Dark Sky runs on the Forecast.io API and is a hyper-accurate tool for precipitation chances at your exact location. The Dark Sky complication is on my watch face and lets me see at a glance what the temperature is and how long until we get hit with some rain.
Tapping into the Dark Sky app is where Dark Sky separates itself from the other weather apps I've used on the Apple Watch. It loads fast, which is already a big perk, and the app layout is perfect for the watch. It's split into 3 pages, which should you "right now", "next 24 hours", and "next 7 days". Each screen is clean and easy to understand.
The runner up in this category is Carrot Weather, which I actually think has a better watch face compilation, but the app itself is not quite what I'm looking for. It's not bad by any means, but it's a little slower and a little less detailed than Dark Sky.
This one is easy, as Due simply lets you create reminders that sync between your watch, phone, tablet, and Mac. Due is a great service on all platforms (although what is the deal with the Mac app?), but it shines on the Apple Watch because it is so easy to use and works exactly as you'd expect.
As an example, I need to remember to update Chrome when I get to work today, so I opened Due on my Apple Watch and said:
"Pick up Mike at 1 PM"
Due was able to smartly parse that request and created a reminder called "Pick up Mike" and set a due date of 1:00 PM. Perfect. The app doesn't do a lot more than that, but that's a really convenient ability, that I find better than Apple's build in Reminders app.
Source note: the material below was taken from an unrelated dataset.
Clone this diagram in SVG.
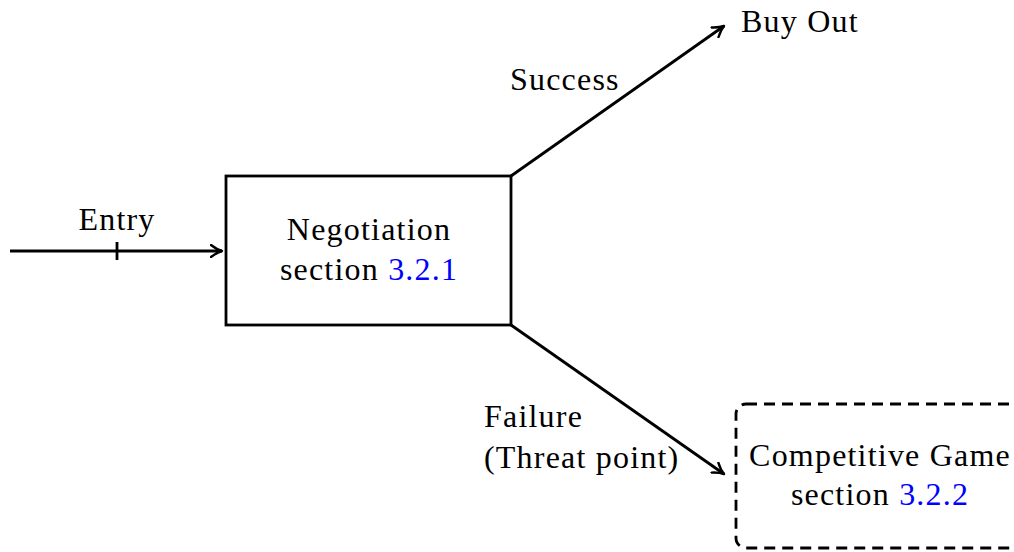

If you're a runner or a biker and own an Apple Watch, you almost certainly have tried the built in Workouts app and have been a little let down by what's on offer. Workouts doesn't have GPS data, lacks advanced statistics such as split times, has no social aspect, and doesn't back up online. Strava does all this and is a great app for runners and bikers.
Unlike the other big dog in this category RunKeeper, Strava separates itself by actually updating its watch app for watchOS 2, which gives it a few key advantages. First, it has the ability to stay open on your watch for the duration of your run, as opposed to RunKeeper that will automatically close itself after about a minute of not looking at it. You want glance able information when running, and having to reopen the app every time you want to see your current pace is frustrating.
It also means that Strava can pull your heart rate in real time during your workout and give you a clearer picture of your workout intensity.
Overall, Strava is a great service, and I'm glad that their Apple Watch app meets those same quality standards.
Do you have a really long password for your Mac? Do you hate having to type it in every time you wake up your computer or install something that needs admin permissions? Have you ever wanted to control iTunes when you're not sitting at your Mac? If any of that rings true for you, MacID can help make your life a little easier.
MacID's primary feature is allowing you to unlock your Mac with your iPhone or Apple Watch. Essentially, every time you open your Mac, MacID will buzz on your wrist and you can tap the notification to instantly unlock your computer. It's easy, and works incredibly reliably.
There are also media controls in the full Watch app, so you can control iTunes or whatever your media player of choice is from afar. This isn't something I use all the time, but it's convenient on those occasions when I do.
There are rumors similar functionality will be coming to iOS 10 and watchOS 3, but you should still buy MacID and support this awesome developer.